▸ **WHAT YOU WILL DO**: Reproduce the data exactly and drop any pictures it holds.

▸ **MATERIAL PROVIDED**:
==*==
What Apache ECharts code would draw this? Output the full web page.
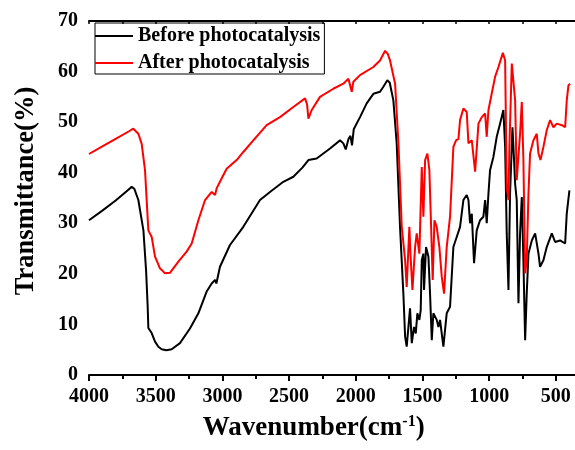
<!DOCTYPE html>
<html>
<head>
<meta charset="utf-8">
<script src="https://cdn.jsdelivr.net/npm/echarts@6/dist/echarts.min.js"></script>
<style>
html,body{margin:0;padding:0;background:#fff;}
#chart{width:575px;height:450px;}
</style>
</head>
<body>
<div id="chart"></div>
<script>
var seriesNames = ['Before photocatalysis', 'After photocatalysis'];
var yTicks = [0, 10, 20, 30, 40, 50, 60, 70];
var xTickLabels = [4000, 3500, 3000, 2500, 2000, 1500, 1000, 500];

var beforeX = [4000,3900,3800,3720,3680,3660,3630,3592,3572,3560,3555,3530,3505,3480,3455,3420,3380,3318,3243,3180,3118,3080,3055,3045,3018,2943,2843,2718,2643,2543,2468,2400,2355,2293,2193,2118,2093,2075,2055,2040,2028,2015,1968,1918,1868,1818,1793,1763,1745,1718,1693,1668,1643,1630,1618,1605,1593,1580,1563,1550,1538,1523,1513,1505,1493,1488,1473,1455,1443,1430,1418,1393,1380,1368,1343,1318,1293,1268,1243,1218,1193,1168,1155,1143,1130,1113,1093,1068,1043,1030,1018,1005,993,968,943,918,893,880,868,855,843,825,813,805,793,780,768,755,743,730,718,705,680,655,630,618,593,568,530,505,468,430,418,398];
var beforeY = [30.6,32.5,34.5,36.3,37.2,36.8,34.6,28.6,20.7,13.5,9.3,8.3,6.6,5.6,5.1,4.9,5.1,6.3,9.2,12.2,16.5,18.1,18.8,18.1,21.4,25.7,29.3,34.6,36.2,38.2,39.2,41.0,42.5,42.8,44.8,46.4,45.8,44.6,46.6,47.3,45.4,48.6,51.0,53.7,55.6,56.0,57.0,58.3,57.8,54.3,45.8,29.3,16.1,7.6,5.6,9.5,13.2,6.3,9.5,8.2,12.2,10.9,12.8,22.7,24,16.8,25.3,23.4,16.1,6.9,12.2,10.9,9.5,10.9,5.6,12.2,13.5,25.3,27.3,29.3,34.6,35.6,34.6,30,31.9,22.1,28.6,30.6,31.3,34.6,30,35.9,40.5,43.1,47.1,49.7,52.4,45.1,28,16.8,35.9,49,42.5,37.8,34.6,14.2,28,35.2,22.7,6.9,16.1,24,26.6,28,24,21.4,22.7,25.3,28,26.3,26.6,26,31.9,36.5];

var afterX = [4000,3900,3800,3700,3668,3630,3605,3580,3555,3530,3505,3468,3430,3393,3330,3268,3230,3180,3130,3080,3055,3043,3005,2968,2893,2843,2768,2668,2568,2468,2380,2365,2355,2330,2268,2168,2093,2055,2030,2018,1968,1868,1818,1780,1760,1743,1705,1680,1655,1630,1618,1598,1590,1575,1555,1543,1523,1505,1493,1480,1463,1448,1435,1423,1410,1393,1373,1355,1338,1318,1293,1268,1248,1230,1218,1193,1168,1155,1130,1105,1080,1055,1030,1018,1005,980,955,930,897,880,868,855,848,830,823,805,793,768,755,743,730,718,705,693,668,643,630,615,593,568,543,518,493,455,430,418,405,393];
var afterY = [43.7,45.2,46.7,48.2,48.7,47.7,45.7,40.5,28.6,27.3,23.4,21.1,20.1,20.2,22.4,24.4,26,30.6,34.6,36.2,35.6,36.9,38.9,40.8,42.5,44.1,46.4,49.4,51,53,54.7,53.5,50.7,52.4,55,56.6,57.6,58.6,56,58,59.3,60.9,62.2,64.1,63.5,62.2,57.6,45.8,29.3,22.7,17.4,29.3,24,16.8,25.3,28,24,41.1,31.3,42.5,43.8,40.5,29.3,18.8,30.6,29.3,25.3,19.4,16.1,25.3,31.3,45.1,46.4,46.7,50.4,52.7,52,45.8,46.4,40.2,49.7,51,51.7,47.1,52.4,55.7,59,60.9,63.7,62.2,37.2,34.6,45,61.6,61.9,54.3,38.5,47.7,54,42.5,20.1,22.7,35.9,43.8,46.4,47.7,43.8,42.5,45.1,48.4,50.4,49,49.7,49.4,49,54.3,57.3,57.6];

function pairs(xs, ys) { return xs.map(function (x, i) { return [x, ys[i]]; }); }

var FONT = "'Liberation Serif','Times New Roman',serif";
var chart = echarts.init(document.getElementById('chart'), null, {renderer: 'canvas'});
var axisLineStyle = {color: '#000', width: 2};

chart.setOption({
  animation: false,
  backgroundColor: '#fff',
  grid: {left: 89, top: 21, right: -47.5, bottom: 75, outerBoundsMode: 'none', containLabel: false},
  legend: {
    orient: 'vertical', left: 95, top: 23,
    data: seriesNames.map(function (n) { return {name: n, icon: 'rect'}; }),
    itemWidth: 38, itemHeight: 2, itemGap: 7,
    padding: [3, 4, 1, 0],
    borderColor: '#000', borderWidth: 1,
    textStyle: {fontFamily: FONT, fontWeight: 'bold', fontSize: 20, color: '#000', lineHeight: 20}
  },
  xAxis: [{
    type: 'value', min: 0, max: 4000, interval: 500, inverse: true,
    position: 'bottom',
    axisLine: {lineStyle: axisLineStyle},
    axisTick: {inside: false, length: 6, lineStyle: {width: 2, color: '#000'}},
    minorTick: {show: true, splitNumber: 2, length: 4, lineStyle: {width: 2, color: '#000'}},
    splitLine: {show: false},
    axisLabel: {
      margin: 12, fontFamily: FONT, fontWeight: 'bold', fontSize: 20, color: '#000',
      formatter: function (v) { return xTickLabels.indexOf(v) >= 0 ? String(v) : ''; }
    },
    name: '{a|Wavenumber(cm}{s|-1}{a|)}',
    nameLocation: 'middle', nameGap: 39,
    nameTextStyle: {
      padding: [0, 84, 0, 0],
      rich: {
        a: {fontFamily: FONT, fontWeight: 'bold', fontSize: 27, color: '#000'},
        s: {fontFamily: FONT, fontWeight: 'bold', fontSize: 16, color: '#000', verticalAlign: 'top', padding: [0, 0, 12, 0]}
      }
    }
  }, {
    type: 'value', min: 0, max: 4000, interval: 500, inverse: true,
    position: 'top',
    axisLine: {lineStyle: axisLineStyle},
    axisTick: {inside: true, length: 3, lineStyle: {width: 1.5, color: '#000'}},
    minorTick: {show: true, splitNumber: 2, length: 3, lineStyle: {width: 1.5, color: '#000'}},
    splitLine: {show: false},
    axisLabel: {show: false}
  }],
  yAxis: {
    type: 'value', min: 0, max: 70, interval: 10,
    axisLine: {show: true, lineStyle: axisLineStyle},
    axisTick: {show: true, inside: false, length: 8, lineStyle: {width: 2, color: '#000'}},
    minorTick: {show: true, splitNumber: 2, length: 4, lineStyle: {width: 2, color: '#000'}},
    splitLine: {show: false},
    axisLabel: {
      margin: 11, fontFamily: FONT, fontWeight: 'bold', fontSize: 20, color: '#000',
      formatter: function (v) { return yTicks.indexOf(v) >= 0 ? String(v) : ''; }
    },
    name: 'Transmittance(%)',
    nameLocation: 'middle', nameGap: 49,
    nameTextStyle: {fontFamily: FONT, fontWeight: 'bold', fontSize: 26.5, color: '#000', padding: [0, 0, 0, 14]}
  },
  series: [{
    name: seriesNames[0], type: 'line', data: pairs(beforeX, beforeY),
    symbol: 'none', smooth: false, clip: true,
    lineStyle: {color: '#000', width: 2}, itemStyle: {color: '#000'}
  }, {
    name: seriesNames[1], type: 'line', data: pairs(afterX, afterY),
    symbol: 'none', smooth: false, clip: true,
    lineStyle: {color: '#ff0000', width: 2}, itemStyle: {color: '#ff0000'}
  }]
});
</script>
</body>
</html>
==*==
▸ **EXERCISE SOLUTION**:
What Apache ECharts code would draw this? Output the full web page.
<!DOCTYPE html>
<html>
<head>
<meta charset="utf-8">
<script src="https://cdn.jsdelivr.net/npm/echarts@6/dist/echarts.min.js"></script>
<style>
html,body{margin:0;padding:0;background:#fff;}
#chart{width:575px;height:450px;}
</style>
</head>
<body>
<div id="chart"></div>
<script>
var seriesNames = ['Before photocatalysis', 'After photocatalysis'];
var yTicks = [0, 10, 20, 30, 40, 50, 60, 70];
var xTickLabels = [4000, 3500, 3000, 2500, 2000, 1500, 1000, 500];

var beforeX = [4000,3900,3800,3720,3680,3660,3630,3592,3572,3560,3555,3530,3505,3480,3455,3420,3380,3318,3243,3180,3118,3080,3055,3045,3018,2943,2843,2718,2643,2543,2468,2400,2355,2293,2193,2118,2093,2075,2055,2040,2028,2015,1968,1918,1868,1818,1793,1763,1745,1718,1693,1668,1643,1630,1618,1605,1593,1580,1563,1550,1538,1523,1513,1505,1493,1488,1473,1455,1443,1430,1418,1393,1380,1368,1343,1318,1293,1268,1243,1218,1193,1168,1155,1143,1130,1113,1093,1068,1043,1030,1018,1005,993,968,943,918,893,880,868,855,843,825,813,805,793,780,768,755,743,730,718,705,680,655,630,618,593,568,530,505,468,430,418,398];
var beforeY = [30.6,32.5,34.5,36.3,37.2,36.8,34.6,28.6,20.7,13.5,9.3,8.3,6.6,5.6,5.1,4.9,5.1,6.3,9.2,12.2,16.5,18.1,18.8,18.1,21.4,25.7,29.3,34.6,36.2,38.2,39.2,41.0,42.5,42.8,44.8,46.4,45.8,44.6,46.6,47.3,45.4,48.6,51.0,53.7,55.6,56.0,57.0,58.3,57.8,54.3,45.8,29.3,16.1,7.6,5.6,9.5,13.2,6.3,9.5,8.2,12.2,10.9,12.8,22.7,24,16.8,25.3,23.4,16.1,6.9,12.2,10.9,9.5,10.9,5.6,12.2,13.5,25.3,27.3,29.3,34.6,35.6,34.6,30,31.9,22.1,28.6,30.6,31.3,34.6,30,35.9,40.5,43.1,47.1,49.7,52.4,45.1,28,16.8,35.9,49,42.5,37.8,34.6,14.2,28,35.2,22.7,6.9,16.1,24,26.6,28,24,21.4,22.7,25.3,28,26.3,26.6,26,31.9,36.5];

var afterX = [4000,3900,3800,3700,3668,3630,3605,3580,3555,3530,3505,3468,3430,3393,3330,3268,3230,3180,3130,3080,3055,3043,3005,2968,2893,2843,2768,2668,2568,2468,2380,2365,2355,2330,2268,2168,2093,2055,2030,2018,1968,1868,1818,1780,1760,1743,1705,1680,1655,1630,1618,1598,1590,1575,1555,1543,1523,1505,1493,1480,1463,1448,1435,1423,1410,1393,1373,1355,1338,1318,1293,1268,1248,1230,1218,1193,1168,1155,1130,1105,1080,1055,1030,1018,1005,980,955,930,897,880,868,855,848,830,823,805,793,768,755,743,730,718,705,693,668,643,630,615,593,568,543,518,493,455,430,418,405,393];
var afterY = [43.7,45.2,46.7,48.2,48.7,47.7,45.7,40.5,28.6,27.3,23.4,21.1,20.1,20.2,22.4,24.4,26,30.6,34.6,36.2,35.6,36.9,38.9,40.8,42.5,44.1,46.4,49.4,51,53,54.7,53.5,50.7,52.4,55,56.6,57.6,58.6,56,58,59.3,60.9,62.2,64.1,63.5,62.2,57.6,45.8,29.3,22.7,17.4,29.3,24,16.8,25.3,28,24,41.1,31.3,42.5,43.8,40.5,29.3,18.8,30.6,29.3,25.3,19.4,16.1,25.3,31.3,45.1,46.4,46.7,50.4,52.7,52,45.8,46.4,40.2,49.7,51,51.7,47.1,52.4,55.7,59,60.9,63.7,62.2,37.2,34.6,45,61.6,61.9,54.3,38.5,47.7,54,42.5,20.1,22.7,35.9,43.8,46.4,47.7,43.8,42.5,45.1,48.4,50.4,49,49.7,49.4,49,54.3,57.3,57.6];

function pairs(xs, ys) { return xs.map(function (x, i) { return [x, ys[i]]; }); }

var FONT = "'Liberation Serif','Times New Roman',serif";
var chart = echarts.init(document.getElementById('chart'), null, {renderer: 'canvas'});
var axisLineStyle = {color: '#000', width: 2};

chart.setOption({
  animation: false,
  backgroundColor: '#fff',
  grid: {left: 89, top: 21, right: -47.5, bottom: 75, outerBoundsMode: 'none', containLabel: false},
  legend: {
    orient: 'vertical', left: 95, top: 23,
    data: seriesNames.map(function (n) { return {name: n, icon: 'rect'}; }),
    itemWidth: 38, itemHeight: 2, itemGap: 7,
    padding: [3, 4, 1, 0],
    borderColor: '#000', borderWidth: 1,
    textStyle: {fontFamily: FONT, fontWeight: 'bold', fontSize: 20, color: '#000', lineHeight: 20}
  },
  xAxis: [{
    type: 'value', min: 0, max: 4000, interval: 500, inverse: true,
    position: 'bottom',
    axisLine: {lineStyle: axisLineStyle},
    axisTick: {inside: false, length: 6, lineStyle: {width: 2, color: '#000'}},
    minorTick: {show: true, splitNumber: 2, length: 4, lineStyle: {width: 2, color: '#000'}},
    splitLine: {show: false},
    axisLabel: {
      margin: 12, fontFamily: FONT, fontWeight: 'bold', fontSize: 20, color: '#000',
      formatter: function (v) { return xTickLabels.indexOf(v) >= 0 ? String(v) : ''; }
    },
    name: '{a|Wavenumber(cm}{s|-1}{a|)}',
    nameLocation: 'middle', nameGap: 39,
    nameTextStyle: {
      padding: [0, 84, 0, 0],
      rich: {
        a: {fontFamily: FONT, fontWeight: 'bold', fontSize: 27, color: '#000'},
        s: {fontFamily: FONT, fontWeight: 'bold', fontSize: 16, color: '#000', verticalAlign: 'top', padding: [0, 0, 12, 0]}
      }
    }
  }, {
    type: 'value', min: 0, max: 4000, interval: 500, inverse: true,
    position: 'top',
    axisLine: {lineStyle: axisLineStyle},
    axisTick: {inside: true, length: 3, lineStyle: {width: 1.5, color: '#000'}},
    minorTick: {show: true, splitNumber: 2, length: 3, lineStyle: {width: 1.5, color: '#000'}},
    splitLine: {show: false},
    axisLabel: {show: false}
  }],
  yAxis: {
    type: 'value', min: 0, max: 70, interval: 10,
    axisLine: {show: true, lineStyle: axisLineStyle},
    axisTick: {show: true, inside: false, length: 8, lineStyle: {width: 2, color: '#000'}},
    minorTick: {show: true, splitNumber: 2, length: 4, lineStyle: {width: 2, color: '#000'}},
    splitLine: {show: false},
    axisLabel: {
      margin: 11, fontFamily: FONT, fontWeight: 'bold', fontSize: 20, color: '#000',
      formatter: function (v) { return yTicks.indexOf(v) >= 0 ? String(v) : ''; }
    },
    name: 'Transmittance(%)',
    nameLocation: 'middle', nameGap: 49,
    nameTextStyle: {fontFamily: FONT, fontWeight: 'bold', fontSize: 26.5, color: '#000', padding: [0, 0, 0, 14]}
  },
  series: [{
    name: seriesNames[0], type: 'line', data: pairs(beforeX, beforeY),
    symbol: 'none', smooth: false, clip: true,
    lineStyle: {color: '#000', width: 2}, itemStyle: {color: '#000'}
  }, {
    name: seriesNames[1], type: 'line', data: pairs(afterX, afterY),
    symbol: 'none', smooth: false, clip: true,
    lineStyle: {color: '#ff0000', width: 2}, itemStyle: {color: '#ff0000'}
  }]
});
</script>
</body>
</html>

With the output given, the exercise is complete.